I was so embarrassed and apologized for my insensitive question. But the handsome young guy smiled and responded something that I would remember forever. He signed “I understand. You did your best with the knowledge and understanding you had. Now that you know, you can understand better, and tell others too about it.”


Perhaps it’s signing hands that reminded me,my dad. I was taken back to our exact moment in the terrace with billions of stars. That’s when I released my dad from my judgments. He did his best with the knowledge and understanding he had. He still does. My mom was wonder women because he let her be. Every time I spoke harshly or denied him like cut roses he only returned blooms of understanding and acceptance.  The last time I visited home, I gave him a long hug and felt him tapping my shoulder exactly the way he did when I was a kid. And with every tap we released the stars back into our sky.

Wednesday, September 23, 2015

Happy Meals & Flowers from Tembusu tree



In the city where meals are happier than people who have it, no one has time to live in the moment. We even press ‘close’ button in the lift several times hoping it would close faster. We hold our breath in weekdays and breathe out during weekends. We constantly long for long weekends. While we like living in this city, we love escaping it during long weekends. 
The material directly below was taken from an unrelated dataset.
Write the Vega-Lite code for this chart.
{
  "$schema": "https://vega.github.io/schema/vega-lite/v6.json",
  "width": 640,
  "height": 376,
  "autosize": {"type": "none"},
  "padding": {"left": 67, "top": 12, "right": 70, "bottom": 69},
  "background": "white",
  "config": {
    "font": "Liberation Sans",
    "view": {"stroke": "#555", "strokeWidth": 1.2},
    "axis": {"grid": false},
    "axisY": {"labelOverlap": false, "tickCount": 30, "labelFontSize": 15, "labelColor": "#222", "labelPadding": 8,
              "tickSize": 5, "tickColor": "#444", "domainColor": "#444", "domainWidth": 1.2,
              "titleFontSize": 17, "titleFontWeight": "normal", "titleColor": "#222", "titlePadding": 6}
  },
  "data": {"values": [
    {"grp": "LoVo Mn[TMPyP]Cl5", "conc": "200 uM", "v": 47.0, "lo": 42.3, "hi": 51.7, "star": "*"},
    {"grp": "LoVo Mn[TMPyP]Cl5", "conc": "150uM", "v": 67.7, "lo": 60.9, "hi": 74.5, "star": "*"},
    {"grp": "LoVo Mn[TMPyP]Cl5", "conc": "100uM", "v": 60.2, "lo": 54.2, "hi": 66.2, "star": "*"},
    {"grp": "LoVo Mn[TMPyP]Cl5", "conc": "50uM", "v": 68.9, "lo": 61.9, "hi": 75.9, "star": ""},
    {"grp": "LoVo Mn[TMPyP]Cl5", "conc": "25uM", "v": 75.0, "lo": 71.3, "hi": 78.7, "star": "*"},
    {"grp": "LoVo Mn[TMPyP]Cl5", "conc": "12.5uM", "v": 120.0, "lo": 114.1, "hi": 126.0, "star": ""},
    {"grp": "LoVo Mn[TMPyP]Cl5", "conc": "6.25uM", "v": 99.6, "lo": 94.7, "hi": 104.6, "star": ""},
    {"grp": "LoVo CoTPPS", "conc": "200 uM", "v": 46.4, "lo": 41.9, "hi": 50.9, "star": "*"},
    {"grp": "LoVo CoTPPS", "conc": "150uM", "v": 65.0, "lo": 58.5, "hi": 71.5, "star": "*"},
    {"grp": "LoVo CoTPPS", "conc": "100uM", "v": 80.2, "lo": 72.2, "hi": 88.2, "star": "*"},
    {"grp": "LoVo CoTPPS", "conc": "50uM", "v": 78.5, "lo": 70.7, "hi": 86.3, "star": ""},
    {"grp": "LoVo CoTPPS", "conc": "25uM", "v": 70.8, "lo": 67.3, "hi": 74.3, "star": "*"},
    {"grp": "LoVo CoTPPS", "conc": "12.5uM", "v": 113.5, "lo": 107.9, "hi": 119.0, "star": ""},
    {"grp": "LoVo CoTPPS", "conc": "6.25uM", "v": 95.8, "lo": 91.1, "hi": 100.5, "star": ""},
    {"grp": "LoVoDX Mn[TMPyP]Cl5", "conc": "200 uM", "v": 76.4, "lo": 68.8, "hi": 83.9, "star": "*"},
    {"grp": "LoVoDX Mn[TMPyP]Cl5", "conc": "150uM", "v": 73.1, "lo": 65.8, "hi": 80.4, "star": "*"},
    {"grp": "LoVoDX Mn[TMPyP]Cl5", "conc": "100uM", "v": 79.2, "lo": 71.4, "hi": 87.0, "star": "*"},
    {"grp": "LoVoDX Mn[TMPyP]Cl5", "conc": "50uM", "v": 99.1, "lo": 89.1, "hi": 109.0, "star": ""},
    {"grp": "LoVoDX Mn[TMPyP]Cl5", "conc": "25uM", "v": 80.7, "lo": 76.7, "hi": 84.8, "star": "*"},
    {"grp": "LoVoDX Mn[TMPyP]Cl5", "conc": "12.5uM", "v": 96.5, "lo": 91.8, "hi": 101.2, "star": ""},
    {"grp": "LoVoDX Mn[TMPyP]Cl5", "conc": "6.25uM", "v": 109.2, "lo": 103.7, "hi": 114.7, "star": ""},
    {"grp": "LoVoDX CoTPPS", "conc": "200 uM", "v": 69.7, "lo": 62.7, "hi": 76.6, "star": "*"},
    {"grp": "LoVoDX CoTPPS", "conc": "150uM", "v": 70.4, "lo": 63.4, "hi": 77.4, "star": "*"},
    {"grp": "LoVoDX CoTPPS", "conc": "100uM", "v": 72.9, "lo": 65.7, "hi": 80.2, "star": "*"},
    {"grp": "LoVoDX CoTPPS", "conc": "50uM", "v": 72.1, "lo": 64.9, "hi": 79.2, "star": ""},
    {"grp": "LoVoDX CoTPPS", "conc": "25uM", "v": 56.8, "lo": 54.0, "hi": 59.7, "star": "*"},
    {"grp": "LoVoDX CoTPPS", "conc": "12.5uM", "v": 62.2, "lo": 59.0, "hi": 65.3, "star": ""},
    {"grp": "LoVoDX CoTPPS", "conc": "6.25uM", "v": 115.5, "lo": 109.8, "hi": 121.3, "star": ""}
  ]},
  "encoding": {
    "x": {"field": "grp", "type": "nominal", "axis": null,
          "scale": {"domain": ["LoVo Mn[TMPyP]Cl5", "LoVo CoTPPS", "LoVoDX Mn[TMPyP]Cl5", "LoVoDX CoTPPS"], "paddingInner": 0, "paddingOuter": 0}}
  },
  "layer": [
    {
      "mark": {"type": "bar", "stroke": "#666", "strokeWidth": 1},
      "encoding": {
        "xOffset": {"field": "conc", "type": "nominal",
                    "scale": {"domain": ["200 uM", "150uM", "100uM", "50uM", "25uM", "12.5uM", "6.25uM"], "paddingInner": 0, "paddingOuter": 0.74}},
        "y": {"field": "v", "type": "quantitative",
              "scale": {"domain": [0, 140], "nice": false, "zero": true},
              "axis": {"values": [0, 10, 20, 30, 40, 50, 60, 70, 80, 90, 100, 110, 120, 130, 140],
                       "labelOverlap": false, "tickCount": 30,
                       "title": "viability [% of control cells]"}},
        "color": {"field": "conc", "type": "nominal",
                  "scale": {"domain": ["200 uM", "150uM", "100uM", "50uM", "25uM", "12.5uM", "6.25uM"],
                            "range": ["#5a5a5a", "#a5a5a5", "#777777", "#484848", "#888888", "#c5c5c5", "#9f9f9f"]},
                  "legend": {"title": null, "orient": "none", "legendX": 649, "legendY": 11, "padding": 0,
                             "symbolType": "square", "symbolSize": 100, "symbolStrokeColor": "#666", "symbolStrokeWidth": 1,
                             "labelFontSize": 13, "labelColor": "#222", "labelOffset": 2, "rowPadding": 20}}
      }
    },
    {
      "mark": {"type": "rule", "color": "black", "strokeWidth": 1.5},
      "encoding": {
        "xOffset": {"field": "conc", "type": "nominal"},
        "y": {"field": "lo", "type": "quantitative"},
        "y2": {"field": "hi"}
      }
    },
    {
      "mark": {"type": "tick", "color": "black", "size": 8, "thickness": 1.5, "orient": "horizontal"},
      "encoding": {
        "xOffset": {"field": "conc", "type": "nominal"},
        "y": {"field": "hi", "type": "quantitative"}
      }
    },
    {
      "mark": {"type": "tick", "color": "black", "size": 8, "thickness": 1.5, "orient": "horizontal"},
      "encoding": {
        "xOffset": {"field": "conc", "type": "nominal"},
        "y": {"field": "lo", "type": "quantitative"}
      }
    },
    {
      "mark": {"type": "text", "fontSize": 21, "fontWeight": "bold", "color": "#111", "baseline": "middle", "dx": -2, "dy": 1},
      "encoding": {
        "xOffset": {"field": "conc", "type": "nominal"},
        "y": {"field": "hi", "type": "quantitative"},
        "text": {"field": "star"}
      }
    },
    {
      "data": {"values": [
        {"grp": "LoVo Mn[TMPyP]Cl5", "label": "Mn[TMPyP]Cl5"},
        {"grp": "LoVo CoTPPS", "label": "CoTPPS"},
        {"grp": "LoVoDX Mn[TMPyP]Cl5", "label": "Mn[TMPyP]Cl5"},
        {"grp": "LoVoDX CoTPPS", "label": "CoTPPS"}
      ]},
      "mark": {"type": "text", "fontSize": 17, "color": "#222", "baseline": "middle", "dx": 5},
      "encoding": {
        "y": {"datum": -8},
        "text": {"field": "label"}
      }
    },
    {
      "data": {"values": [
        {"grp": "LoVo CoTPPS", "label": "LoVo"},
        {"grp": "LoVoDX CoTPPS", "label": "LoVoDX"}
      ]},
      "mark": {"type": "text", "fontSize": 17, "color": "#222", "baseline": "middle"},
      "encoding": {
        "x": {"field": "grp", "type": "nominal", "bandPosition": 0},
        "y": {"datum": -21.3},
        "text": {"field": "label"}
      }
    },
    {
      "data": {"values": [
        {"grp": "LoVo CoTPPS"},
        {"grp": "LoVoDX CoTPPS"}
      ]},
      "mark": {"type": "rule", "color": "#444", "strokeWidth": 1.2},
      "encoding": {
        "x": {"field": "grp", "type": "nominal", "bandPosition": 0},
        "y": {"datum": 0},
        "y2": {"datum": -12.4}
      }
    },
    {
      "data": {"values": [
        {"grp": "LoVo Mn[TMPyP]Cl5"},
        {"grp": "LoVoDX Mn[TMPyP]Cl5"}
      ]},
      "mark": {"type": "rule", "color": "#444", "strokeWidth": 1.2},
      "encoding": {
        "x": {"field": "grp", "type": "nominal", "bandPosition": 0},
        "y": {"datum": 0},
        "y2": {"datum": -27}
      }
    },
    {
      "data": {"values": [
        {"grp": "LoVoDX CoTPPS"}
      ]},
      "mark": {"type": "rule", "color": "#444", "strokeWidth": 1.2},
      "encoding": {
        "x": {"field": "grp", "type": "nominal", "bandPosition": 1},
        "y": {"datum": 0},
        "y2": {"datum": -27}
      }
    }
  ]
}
Perhaps we believe our work is our purpose, and holiday is a form of reward. But if you were to take two week holiday with no new city to visit or agenda to attend to, you would go crazy. That was exactly my mindset when I had a surgery recently. My gallbladder was removed and I had to rest for couple of weeks. My activity for the day were eat, sleep, pee and a short walk around the block.  First few days flew as I concentrated on finding the best position to sleep, and enjoying the attention from others.  And then there was my mom.

After the operation I couldn't take the pain and I wept on her shoulder, and she consoled me as if I were a baby. She filled my plate with food and took it to clean, as soon as I finished it. For every two hours love shuttled from kitchen to my room in the forms of juice, fruit or a snack.  Unlike her other trips to Singapore, She hardly went out or enjoyed her personal time. Her mission was to make me alright during the short stay. We went for walks at twilight and took rest at park bench enjoying the windy afternoon. We talked random things like tall trees in the park, how dad annoyed her or the latest gossip about a relative.  

During one such afternoon, we shared a hearty laugh about something. I couldn't recall the subject, but I vividly remember the smell of flowers from Tembusu tree, the wind and her face.  Her beautiful, make up free face which was filled with wrinkles from several years of smiles.  Sun bounced off from back of her head and it appeared as if she had a halo.  


That’s when I realized, how blessed I was to have had that surgery. To have cried in her shoulder. My every meal was happy and we did not hurry up the lift. Because, that time with her is all that I ever have. And that laugh is what life is all about.